TECHNIQUES and PRACTICES

4 TECHNIQUES and PRACTICES

4.1 methods and reasons

The use of lofi techniques leads listeners back to gestures, objects, causes of why what is heard has that nature, that timbral colour


In this external-internal link, in addition to reproducing human space and gesture, in the sound object realised with lofi techniques there is also the gesture of the machine, of the device that is producing it. The tool actively participates in the creation of the sound material and thus becomes part of it. An old loudspeaker that reproduces a certain sound but at the same time also electrical noise at 50/60 Hz can be recorded with an external microphone, creating a layering between the hum and the sound, the sum of which will constitute a new timbre. The final result will also include the machine, the loudspeaker, whose gesture, action, participation in the creative act we will hear. Because the “bodies” participating in the game are not only human.

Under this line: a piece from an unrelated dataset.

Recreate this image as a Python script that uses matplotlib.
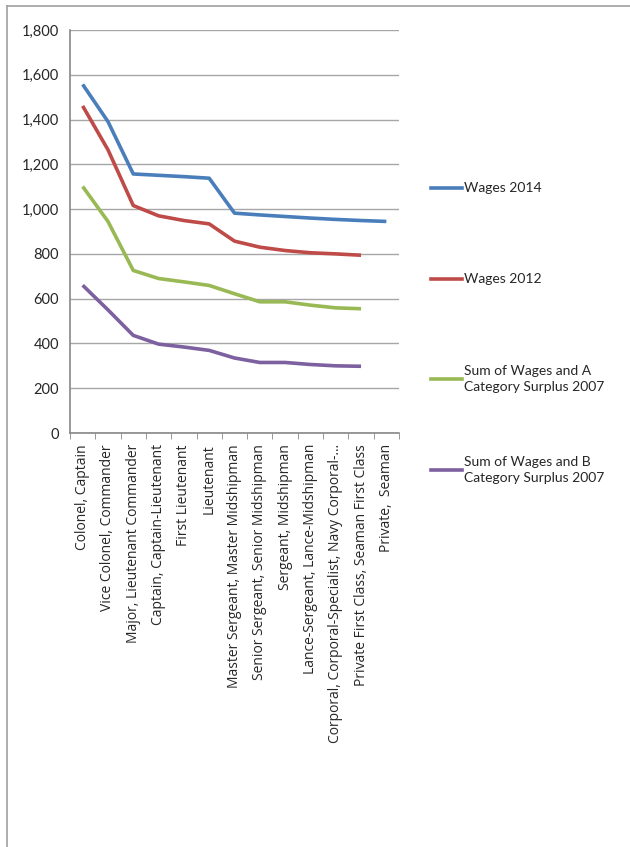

Through this participation, lofi production techniques generate sound artefacts and audio effects that are considered affordances in this research.


The concept of affordances was introduced by James Gibson in the theory set out in Ecological Approach to Visual Perception. According to Gibson, “the affordances of the environment are what it offers the animal, what it provides or gives, good or bad” (1999). Affordances are “functional meanings” (Windsor 2004, 179-198) that “are primarily understood as the consequences in terms of action of encountering perceptual information in the world” (Clarke 2005, 38).


The concept of affordances was later introduced in music studies.  This concept is understood here as not being restricted to movement, but also extended to the other senses. Although acousmatic music is at least apparently a monosensory experience, as Denis Smalley well describes: “This does not mean that the other senses lie dormant; in fact they spill over into sonic experience” (Smalley 2007, 39).


According to Eric Clarke: “In the specific contexts of musical hermeneutics, musical material can be conceived as offering (affording) certain kinds of interpretation and not others [...]. Interpretation is also action - the speaking, the writing, the gestures and facial expressions through which interpretation manifests itself [...]. The recapitulation of the first movement of Beethoven’s Ninth Symphony offers (affords) the possibility of writing (or speaking) about it in terms of homicidal sexual rage, or burning paradises. Interpretive writing and speaking are forms of action [...]” (Clarke 2005, 204).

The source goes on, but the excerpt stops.